Brick Lane Campaign Update: The Fight Deepens
The rejection of the Truman Brewery redevelopment proposal by the Tower Hamlets Strategic Development Committee in July 2025 was a critical victory for the community. But as we enter the final weeks before the Public Inquiry begins on October 14, it is clear: the fight to protect Brick Lane's living heritage is far from over.
The stakes have escalated, the opposition is regrouping, and the silence from key public offices has grown louder.
What the Public Inquiry Will Decide
The upcoming Public Inquiry will determine whether the developer’s rejected application can be reinstated or overturned, despite widespread public opposition. It will hear evidence not only on planning grounds, but on broader impacts to culture, community, heritage, and the public realm.
The campaign, led by Save Brick Lane, has been granted full participation rights as a Rule 6 party, giving it legal standing to challenge the developer’s case directly. Yet the effort is underfunded, and the community is up against a well-resourced development consortium with established legal representation.
Exposing the Financial Engine Behind the Scheme
What remains most obscured—and most urgent to expose—is the financial architecture of the proposed development.
As detailed in our earlier investigation, The Billion-Pound Loss, the Truman Brewery site has been positioned not as a site of cultural value, but as a vehicle for yield extraction. Through a web of offshore ownership and estate management firms, the Zeloof family and their financial partners stand to gain millions annually in commercial rents, lease premiums, and asset appreciation.
Meanwhile, the proposal offered just six social homes, no guaranteed protection for small traders, and a sweeping transformation of Brick Lane into a commercial district tailored to chain tenants and investor priorities.
The question must be asked plainly: who profits from Brick Lane's redevelopment, and at what cost to Londoners?
This is not an isolated case. As noted in our broader analysis, this scheme mirrors a city-wide pattern of displacement and hollowed-out regeneration. From Liverpool Street to Clerkenwell, heritage and culture are being treated as expendable collateral in London’s ongoing property extraction boom.
The Mayor's Silence Is a Political Position
Despite the gravity of the issue—and the public mobilisation that has surrounded it—the Mayor of London has remained silent. Sadiq Khan has made no public statement in support of the Council’s rejection, no indication of alignment with the Save Brick Lane campaign, and no meaningful response to mounting concerns around the precedent this scheme would set.
We must be clear: silence in the face of cultural erasure is complicity. The Mayor’s powers over strategic planning make his position crucial. If he does not intervene to support the rejection, the developers may proceed with legal leverage. If he remains silent through the inquiry, it signals that London's planning culture remains open to exploitation.
With the inquiry looming, pressure must be escalated—not just against the developers, but against any institution that claims to stand for inclusive planning and then refuses to act.
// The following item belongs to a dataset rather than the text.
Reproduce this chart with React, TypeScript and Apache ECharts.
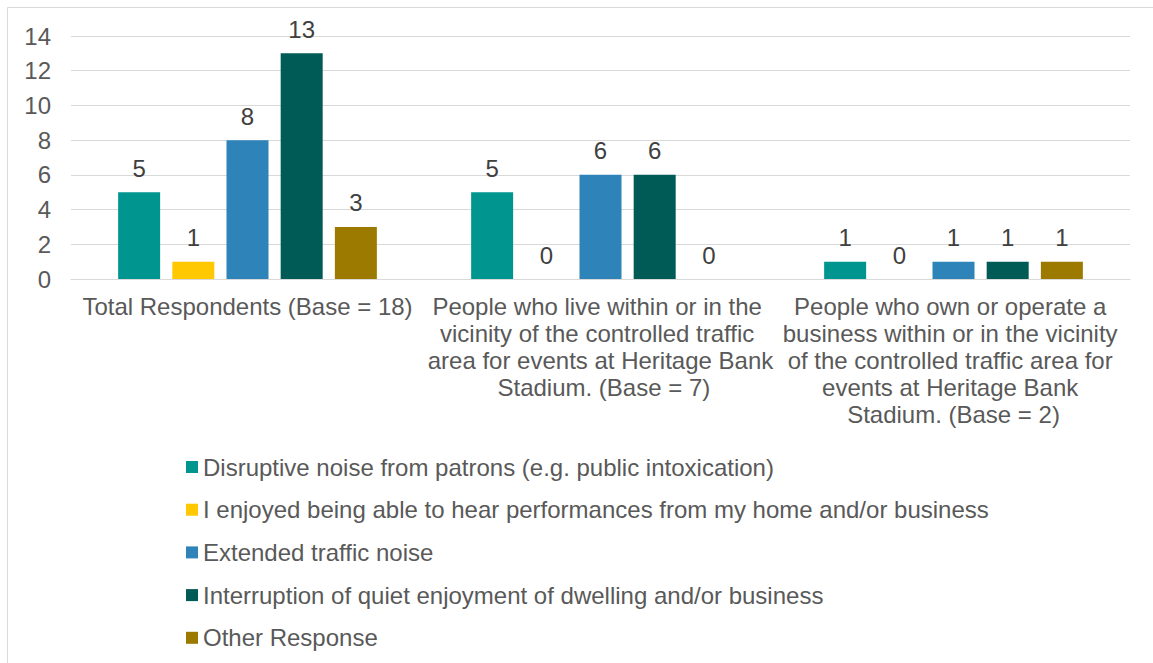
import React, { useEffect, useRef } from "react";
import * as echarts from "echarts";

const categories = [
  "Total Respondents (Base = 18)",
  "People who live within or in the vicinity of the controlled traffic area for events at Heritage Bank Stadium. (Base = 7)",
  "People who own or operate a business within or in the vicinity of the controlled traffic area for events at Heritage Bank Stadium. (Base = 2)",
];

const seriesNames = [
  "Disruptive noise from patrons (e.g. public intoxication)",
  "I enjoyed being able to hear performances from my home and/or business",
  "Extended traffic noise",
  "Interruption of quiet enjoyment of dwelling and/or business",
  "Other Response",
];

const disruptiveNoise = [5, 5, 1];
const enjoyedPerformances = [1, 0, 0];
const trafficNoise = [8, 6, 1];
const interruption = [13, 6, 1];
const otherResponse = [3, 0, 1];

const seriesValues = [disruptiveNoise, enjoyedPerformances, trafficNoise, interruption, otherResponse];
const colors = ["#00968F", "#FFC800", "#2E83B8", "#005A55", "#9C7A00"];

const FONT = "'Liberation Sans', Arial, sans-serif";
const FS = 24;

export default function App() {
  const ref = useRef<HTMLDivElement>(null);
  useEffect(() => {
    if (!ref.current) return;
    const chart = echarts.init(ref.current, null, { renderer: "svg" });
    chart.setOption({
      animation: false,
      backgroundColor: "#ffffff",
      textStyle: { fontFamily: FONT },
      graphic: [
        {
          type: "rect",
          shape: { x: 7.5, y: 7.5, width: 1160, height: 680 },
          style: { fill: "none", stroke: "#d9d9d9", lineWidth: 1 },
          silent: true,
        },
      ],
      grid: { left: 71, right: 23, top: 36, bottom: 384, containLabel: false },
      legend: {
        orient: "vertical",
        left: 186,
        top: 455,
        padding: 0,
        itemWidth: 12,
        itemHeight: 12,
        itemGap: 18.7,
        icon: "rect",
        data: seriesNames,
        textStyle: { fontSize: FS, color: "#595959", fontFamily: FONT },
      },
      xAxis: {
        type: "category",
        data: categories,
        axisLine: { show: true, lineStyle: { color: "#d9d9d9", width: 1 } },
        axisTick: { show: false },
        axisLabel: {
          interval: 0,
          fontSize: FS,
          color: "#595959",
          fontFamily: FONT,
          margin: 14,
          lineHeight: 27,
          width: 350,
          overflow: "break",
          align: "center",
        },
      },
      yAxis: {
        type: "value",
        min: 0,
        max: 14,
        interval: 2,
        axisLine: { show: false },
        axisTick: { show: false },
        splitLine: { lineStyle: { color: "#d9d9d9", width: 1 } },
        axisLabel: { fontSize: FS, color: "#595959", fontFamily: FONT, margin: 20 },
      },
      series: seriesNames.map((name, i) => ({
        name,
        type: "bar",
        data: seriesValues[i],
        barWidth: 42,
        barGap: "29%",
        itemStyle: { color: colors[i] },
        label: {
          show: true,
          position: "top",
          distance: 12,
          fontSize: FS,
          color: "#404040",
          fontFamily: FONT,
        },
      })),
    });
    return () => chart.dispose();
  }, []);
  return (
    <div
      ref={ref}
      style={{ position: "fixed", left: 0, top: 0, width: 1153, height: 663 }}
    />
  );
}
What the Campaign Needs Now
- Funding: Legal representation costs are high, and the campaign remains short of its target. Donations can be made through Save Brick Lane's CrowdJustice page.
- Visibility: Cultural institutions, heritage bodies, artists, and academics must speak publicly. Articles, open letters, and media appearances are all needed to keep Brick Lane in the spotlight.
- Political Pressure: Write to the Mayor. Ask your MP and GLA Assembly Member where they stand. Raise the issue at local party meetings, forums, and public debates.
- Financial Scrutiny: We must continue to highlight the offshore structures and speculative extraction behind this proposal. Heritage cannot be preserved if we refuse to name those who profit from its removal.
Conclusion: A City at a Crossroads
The inquiry is not just about Brick Lane. It is about whether London is a city of memory or a market of yield. Whether heritage has meaning, or is just another façade. Whether public space belongs to the people who built it, or to the investors who seek to monetise it.
Brick Lane stands as a test. What happens here will reverberate far beyond Tower Hamlets.